- [Objective] Print nothing but the lines from the start of the listing below through the line that contains "Humidity over Water". Do not include the pictures.
##### Given data
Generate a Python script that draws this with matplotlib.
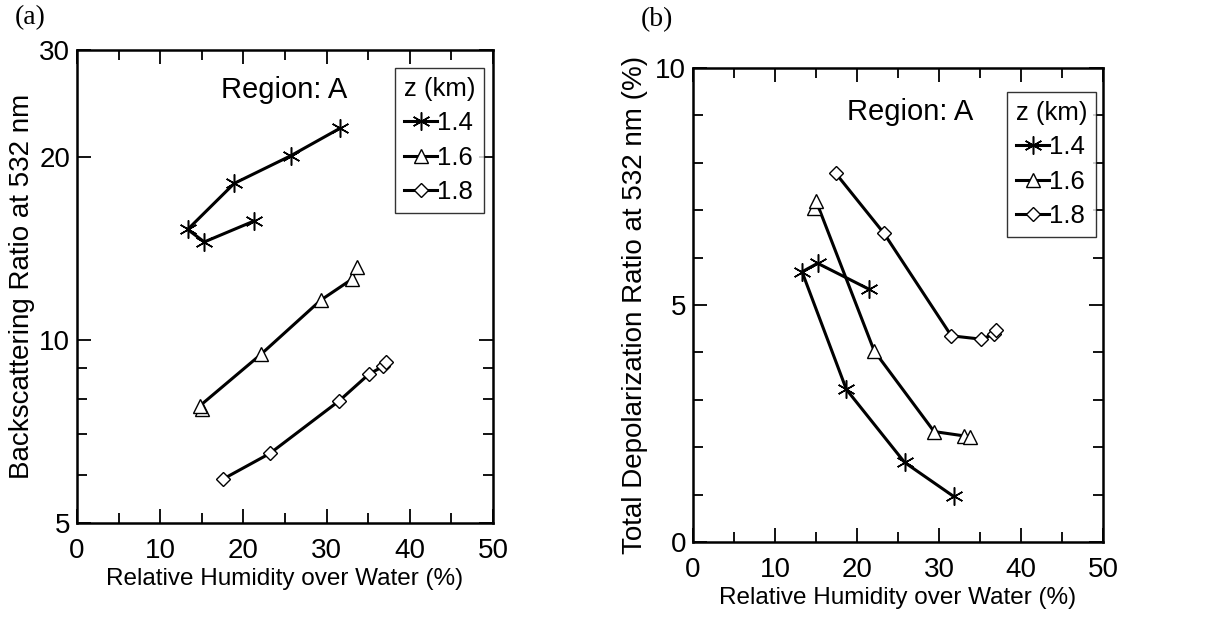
import numpy as np
import matplotlib
matplotlib.use("Agg")
import matplotlib.pyplot as plt
from matplotlib.ticker import FixedLocator, NullFormatter, FixedFormatter

plt.rcParams['font.family'] = ['Liberation Sans', 'DejaVu Sans']

heights = ["1.4", "1.6", "1.8"]

# (a) backscattering ratio at 532 nm vs RH
rh_a_14 = [21.3, 15.3, 13.3, 18.9, 25.7, 31.6]
br_a_14 = [15.7, 14.5, 15.2, 18.1, 20.1, 22.3]
rh_a_16 = [15.0, 14.8, 22.1, 29.3, 33.0, 33.7]
br_a_16 = [7.7, 7.8, 9.47, 11.63, 12.58, 13.2]
rh_a_18 = [17.5, 23.2, 31.5, 35.1, 36.8, 37.1]
br_a_18 = [5.9, 6.51, 7.94, 8.79, 9.05, 9.2]

# (b) total depolarization ratio at 532 nm vs RH
rh_b_14 = [21.5, 15.2, 13.3, 18.7, 25.8, 31.8]
dp_b_14 = [5.33, 5.88, 5.70, 3.22, 1.68, 0.96]
rh_b_16 = [14.7, 15.0, 22.1, 29.4, 33.0, 33.8]
dp_b_16 = [7.05, 7.2, 4.03, 2.33, 2.24, 2.21]
rh_b_18 = [17.4, 23.3, 31.5, 35.1, 36.7, 36.9]
dp_b_18 = [7.78, 6.51, 4.35, 4.28, 4.38, 4.47]

asterisk = (6, 2, 0)
styles = [dict(marker=asterisk, ms=13, mew=1.1),
          dict(marker='^', ms=10, mfc='white', mew=1.0),
          dict(marker='D', ms=7.5, mfc='white', mew=1.0)]

fig = plt.figure(figsize=(12.08, 6.19), dpi=100)
W, H = 1208, 619
ax1 = fig.add_axes([77 / W, 1 - 523 / H, (493 - 77) / W, (523 - 50) / H])
ax2 = fig.add_axes([693 / W, 1 - 542 / H, (1103 - 693) / W, (542 - 68) / H])


def style_axes(ax):
    ax.set_xlim(0, 50)
    ax.set_xticks([0, 10, 20, 30, 40, 50])
    ax.xaxis.set_minor_locator(FixedLocator([5, 15, 25, 35, 45]))
    ax.tick_params(which='both', direction='in', top=True, right=True, width=1.3)
    ax.tick_params(which='major', length=10)
    ax.tick_params(which='minor', length=7)
    ax.tick_params(axis='x', pad=11, labelsize=20)
    ax.tick_params(axis='y', pad=5, labelsize=20)
    for s in ax.spines.values():
        s.set_linewidth(1.8)
    ax.set_xlabel("Relative Humidity over Water (%)", fontsize=17.5, labelpad=3)


def add_legend(ax, handles, loc_box):
    leg = ax.legend(handles, heights, title="z (km)", loc='upper left',
                    bbox_to_anchor=loc_box, frameon=True, fancybox=False,
                    edgecolor='black', handlelength=1.3, handletextpad=0.0,
                    borderpad=0.35, labelspacing=0.4, borderaxespad=0,
                    fontsize=18.5, title_fontsize=18.5)
    leg.get_frame().set_linewidth(1.0)
    leg._legend_box.align = "left"


# panel (a)
h = []
for xs, ys, st in [(rh_a_14, br_a_14, styles[0]),
                   (rh_a_16, br_a_16, styles[1]),
                   (rh_a_18, br_a_18, styles[2])]:
    ln, = ax1.plot(xs, ys, color='black', lw=2.2, mec='black', **st)
    h.append(ln)
ax1.set_yscale('log')
ax1.set_ylim(5, 30)
ax1.yaxis.set_major_locator(FixedLocator([5, 10, 20, 30]))
ax1.yaxis.set_major_formatter(FixedFormatter(["5", "10", "20", "30"]))
ax1.yaxis.set_minor_locator(FixedLocator([6, 7, 8, 9]))
ax1.yaxis.set_minor_formatter(NullFormatter())
style_axes(ax1)
ax1.set_ylabel("Backscattering Ratio at 532 nm", fontsize=20, labelpad=3)
ax1.text(0.4976, 0.8985, "Region: A", transform=ax1.transAxes, fontsize=21,
         ha='center', va='baseline')
add_legend(ax1, h, ((395 - 77) / 416, (523 - 68) / 473))

# panel (b)
h = []
for xs, ys, st in [(rh_b_14, dp_b_14, styles[0]),
                   (rh_b_16, dp_b_16, styles[1]),
                   (rh_b_18, dp_b_18, styles[2])]:
    ln, = ax2.plot(xs, ys, color='black', lw=2.2, mec='black', **st)
    h.append(ln)
ax2.set_ylim(0, 10)
ax2.set_yticks([0, 5, 10])
ax2.yaxis.set_minor_locator(FixedLocator([1, 2, 3, 4, 6, 7, 8, 9]))
style_axes(ax2)
ax2.set_ylabel("Total Depolarization Ratio at 532 nm (%)", fontsize=20, labelpad=5)
ax2.text(0.529, 0.890, "Region: A", transform=ax2.transAxes, fontsize=21,
         ha='center', va='baseline')
add_legend(ax2, h, ((1007 - 693) / 410, (542 - 92) / 474))

fig.text(30 / W, 1 - 18 / H, "(a)", fontsize=20, family='Liberation Serif',
         ha='center', va='center')
fig.text(657 / W, 1 - 20 / H, "(b)", fontsize=20, family='Liberation Serif',
         ha='center', va='center')

fig.savefig("out.png", dpi=100)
##########
- [Answer]
Generate a Python script that draws this with matplotlib.
import numpy as np
import matplotlib
matplotlib.use("Agg")
import matplotlib.pyplot as plt
from matplotlib.ticker import FixedLocator, NullFormatter, FixedFormatter

plt.rcParams['font.family'] = ['Liberation Sans', 'DejaVu Sans']

heights = ["1.4", "1.6", "1.8"]

# (a) backscattering ratio at 532 nm vs RH
rh_a_14 = [21.3, 15.3, 13.3, 18.9, 25.7, 31.6]
br_a_14 = [15.7, 14.5, 15.2, 18.1, 20.1, 22.3]
rh_a_16 = [15.0, 14.8, 22.1, 29.3, 33.0, 33.7]
br_a_16 = [7.7, 7.8, 9.47, 11.63, 12.58, 13.2]
rh_a_18 = [17.5, 23.2, 31.5, 35.1, 36.8, 37.1]
br_a_18 = [5.9, 6.51, 7.94, 8.79, 9.05, 9.2]

# (b) total depolarization ratio at 532 nm vs RH
rh_b_14 = [21.5, 15.2, 13.3, 18.7, 25.8, 31.8]
dp_b_14 = [5.33, 5.88, 5.70, 3.22, 1.68, 0.96]
rh_b_16 = [14.7, 15.0, 22.1, 29.4, 33.0, 33.8]
dp_b_16 = [7.05, 7.2, 4.03, 2.33, 2.24, 2.21]
rh_b_18 = [17.4, 23.3, 31.5, 35.1, 36.7, 36.9]
dp_b_18 = [7.78, 6.51, 4.35, 4.28, 4.38, 4.47]

asterisk = (6, 2, 0)
styles = [dict(marker=asterisk, ms=13, mew=1.1),
          dict(marker='^', ms=10, mfc='white', mew=1.0),
          dict(marker='D', ms=7.5, mfc='white', mew=1.0)]

fig = plt.figure(figsize=(12.08, 6.19), dpi=100)
W, H = 1208, 619
ax1 = fig.add_axes([77 / W, 1 - 523 / H, (493 - 77) / W, (523 - 50) / H])
ax2 = fig.add_axes([693 / W, 1 - 542 / H, (1103 - 693) / W, (542 - 68) / H])


def style_axes(ax):
    ax.set_xlim(0, 50)
    ax.set_xticks([0, 10, 20, 30, 40, 50])
    ax.xaxis.set_minor_locator(FixedLocator([5, 15, 25, 35, 45]))
    ax.tick_params(which='both', direction='in', top=True, right=True, width=1.3)
    ax.tick_params(which='major', length=10)
    ax.tick_params(which='minor', length=7)
    ax.tick_params(axis='x', pad=11, labelsize=20)
    ax.tick_params(axis='y', pad=5, labelsize=20)
    for s in ax.spines.values():
        s.set_linewidth(1.8)
    ax.set_xlabel("Relative Humidity over Water (%)", fontsize=17.5, labelpad=3)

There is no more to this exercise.